Frequência de mutações em bactérias pode ser maior que o esperado

Um grupo de pesquisadores do Instituto de Ciências Biomédicas da Universidade de São Paulo (ICB-USP) estuda a adaptação e evolução das bactérias em resposta à limitação nutricional. Em um estudo publicado na revista BMC Biology, os cientistas mostraram que a competição por recursos nutricionais entre bactérias mutantes e selvagens “mascara” a real frequência de mutantes bacterianos, impedindo-os de crescer no meio de cultura. Dessa forma, a frequência em que mutações ocorrem nas bactérias pode ser muito maior do que a normalmente observada em laboratório.

Segundo o professor Beny Spira, coordenador da pesquisa, as mutações ocorrem espontaneamente. O estudo foi feito com bactérias da espécie E. coli. Para selecionar os mutantes, foi introduzido na placa o glicerol-2-fosfato (G2P), molécula rica em carbono – que é usado pela bactéria como fonte de energia. No entanto, o número de mutantes que surgiu foi cerca de 100 vezes menor que o esperado. “Chegamos à conclusão de que era uma competição por carbono. Os mutantes surgem com a frequência esperada, mas nós não conseguimos detectá-los porque eles não conseguem crescer”, explica.

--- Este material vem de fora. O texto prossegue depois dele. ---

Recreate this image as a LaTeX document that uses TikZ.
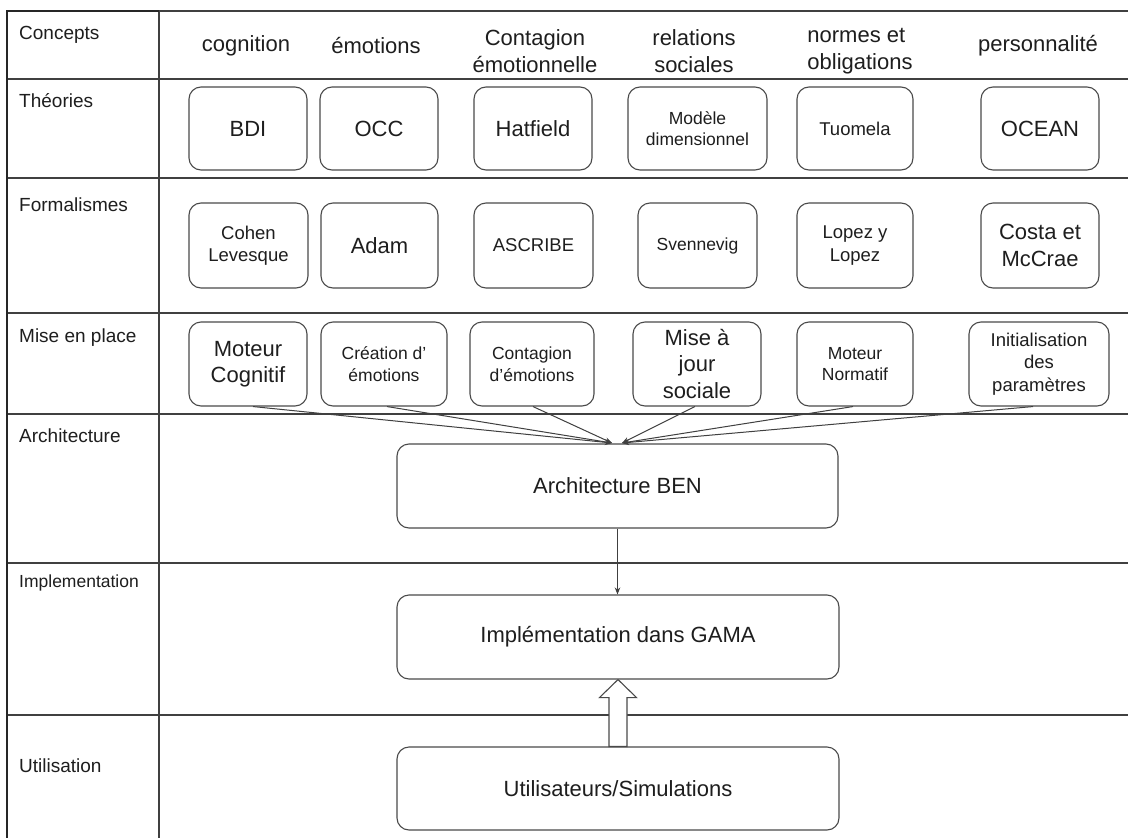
\documentclass[tikz,border=0pt]{standalone}
\usepackage{fontspec}
\setmainfont{Liberation Sans}
\usetikzlibrary{arrows.meta}
\definecolor{ln}{HTML}{404040}
\definecolor{bx}{HTML}{4A4A4A}
\definecolor{tx}{HTML}{1E1E1E}
\begin{document}
\begin{tikzpicture}[x=1pt,y=-1pt,
  grid/.style={draw=ln, line width=1.3pt},
  rbox/.style={draw=bx, line width=1.1pt, rounded corners=12pt, align=center, text=tx, inner sep=0pt},
  big/.style={font=\fontsize{22}{26.5}\selectfont},
  small/.style={font=\fontsize{18.5}{22.5}\selectfont},
  smaller/.style={font=\fontsize{17.5}{21.5}\selectfont},
  lab/.style={anchor=west, text=tx, font=\fontsize{19}{22}\selectfont, inner sep=0pt},
  head/.style={text=tx, align=center, font=\fontsize{22}{26.5}\selectfont, inner sep=0pt},
  conn/.style={draw=ln, line width=1pt, -{Stealth[length=7pt,width=5.5pt]}}
]
\useasboundingbox (0,0) rectangle (1128,838);
\fill[white] (0,0) rectangle (1128,838);

% grid
\draw[grid] (159,11) -- (1128,11);
\foreach \yy in {79,178,313,414,563,715} \draw[grid] (7,\yy) -- (1128,\yy);
\draw[grid] (159,11) -- (159,838);
\draw[line width=2pt, black!85] (7,838) -- (7,11) -- (159,11);

% row labels
\node[lab] (lconc) at (19,35) {Concepts};
\node[lab] (lthe) at (19,101) {Théories};
\node[lab] (lform) at (19,205) {Formalismes};
\node[lab] (lmise) at (19,338) {Mise en place};
\node[lab] (larch) at (19,436) {Architecture};
\node[lab, font=\fontsize{17.5}{21}\selectfont] (limpl) at (19,583) {Implementation};
\node[lab] (lutil) at (19,766) {Utilisation};

% concept headers
\node[head] (c1) at (246,46) {cognition};
\node[head] (c2) at (376,46) {émotions};
\node[head] (c3) at (535,51) {Contagion\\émotionnelle};
\node[head] (c4) at (694,51) {relations\\sociales};
\node[head, align=left] (c5) at (860,51) {normes et\\obligations};
\node[head] (c6) at (1038,46) {personnalité};

% theories
\node[rbox, big, minimum width=118, minimum height=83] (bdi) at (248,128.5) {BDI};
\node[rbox, big, minimum width=118, minimum height=83] (occ) at (379,128.5) {OCC};
\node[rbox, big, minimum width=118, minimum height=83] (hat) at (533,128.5) {Hatfield};
\node[rbox, smaller, minimum width=139, minimum height=83] (mod) at (697.5,128.5) {Modèle\\dimensionnel};
\node[rbox, small, minimum width=116, minimum height=83] (tuo) at (855,128.5) {Tuomela};
\node[rbox, big, minimum width=118, minimum height=83] (ocean) at (1040,128.5) {OCEAN};

% formalismes
\node[rbox, small, minimum width=119, minimum height=85] (cohen) at (248.5,245.5) {Cohen\\Levesque};
\node[rbox, big, minimum width=117, minimum height=85] (adam) at (379.5,245.5) {Adam};
\node[rbox, small, minimum width=119, minimum height=85] (ascribe) at (533.5,245.5) {ASCRIBE};
\node[rbox, smaller, minimum width=119, minimum height=85] (sven) at (697.5,245.5) {Svennevig};
\node[rbox, small, minimum width=116, minimum height=85] (lopez) at (855,245.5) {Lopez y\\Lopez};
\node[rbox, big, minimum width=118, minimum height=85] (costa) at (1040,245.5) {Costa et\\McCrae};

% mise en place
\node[rbox, big, minimum width=118, minimum height=84] (mc) at (248,364) {Moteur\\Cognitif};
\node[rbox, smaller, minimum width=126, minimum height=84] (crea) at (384,364) {Création d'\\émotions};
\node[rbox, smaller, minimum width=124, minimum height=84] (cont) at (532,364) {Contagion\\d'émotions};
\node[rbox, big, minimum width=128, minimum height=84] (maj) at (697,364) {Mise à\\jour\\sociale};
\node[rbox, smaller, minimum width=116, minimum height=84] (mn) at (855,364) {Moteur\\Normatif};
\node[rbox, small, minimum width=140, minimum height=84] (init) at (1039,364) {Initialisation\\des\\paramètres};

% architecture / implementation / utilisation
\node[rbox, big, minimum width=441, minimum height=84] (ben) at (617.5,486) {Architecture BEN};
\node[rbox, big, minimum width=442, minimum height=84] (gama) at (618,637) {Implémentation dans GAMA};
\node[rbox, big, minimum width=442, minimum height=83] (util) at (618,788.5) {Utilisateurs/Simulations};

% converging arrows
\coordinate (pL) at (612,443);
\coordinate (pR) at (622,443);
\draw[conn] ([xshift=5pt]mc.south) -- (pL);
\draw[conn] ([xshift=3pt]crea.south) -- (pL);
\draw[conn] ([xshift=1pt]cont.south) -- (pL);
\draw[conn] ([xshift=-2pt]maj.south) -- (pR);
\draw[conn] ([xshift=-2pt]mn.south) -- (pR);
\draw[conn] ([xshift=-6pt]init.south) -- (pR);

% BEN -> GAMA
\draw[conn] (ben.south) -- (ben.south |- gama.north);

% hollow block arrow Utilisateurs -> GAMA
\draw[draw=bx, line width=1.1pt, fill=white]
  ([xshift=-9pt]util.north) -- ([xshift=-9pt,yshift=-18pt]gama.south)
  -- ([xshift=-18.5pt,yshift=-18pt]gama.south) -- (gama.south)
  -- ([xshift=18.5pt,yshift=-18pt]gama.south) -- ([xshift=9pt,yshift=-18pt]gama.south)
  -- ([xshift=9pt]util.north) -- cycle;
\end{tikzpicture}
\end{document}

Para conseguir utilizar o carbono do G2P, a bactéria precisa quebrar a ligação entre o fosfato e o glicerol. Essa é a função da enzima fosfatase alcalina, localizada no periplasma da bactéria, espaço entre a membrana interior e exterior. Em bactérias selvagens, a produção dessa enzima é baixa – só é possível aproveitar o G2P se a bactéria sofrer mutação. Os mutantes superexpressam a fosfatase alcalina, que hidrolisa grandes quantidades de G2P, permitindo a sua utilização como fonte de carbono e o consequente crescimento e formação de colônias.

“Mas o que descobrimos é que, como a enzima quebra o G2P no periplasma, ‘fora’ da bactéria, apenas parte do glicerol é absorvida. O restante acaba saindo da bactéria mutante e é consumido pelas bactérias selvagens competidoras”, explica o pesquisador. Dessa forma, as bactérias mutantes não conseguem crescer, e nem as selvagens, pois a quantidade de glicerol fornecido pelas mutantes não é suficiente, resultando em um tipo de “tragédia dos comuns”, onde todos saem perdendo. Em experimentos com outras milhares de cepas de E. coli, a teoria foi confirmada: apenas bactérias que não têm capacidade de absorver glicerol permitem que o mutante cresça.

Com a colaboração do pesquisador Hyun Mo Yang, matemático da Unicamp, foi desenvolvido um modelo matemático baseado nos resultados da pesquisa. O modelo apontou que, no caso do estudo, com a proporção de uma bactéria mutante para 20 mil selvagens, ocorre a extinção de toda a população. No entanto, diminuindo para uma mutante a cada 100 selvagens, a sobrevivência de todas as bactérias seria viável. “Nosso próximo passo é testar o modelo matemático em cultura contínua”, afirma Spira.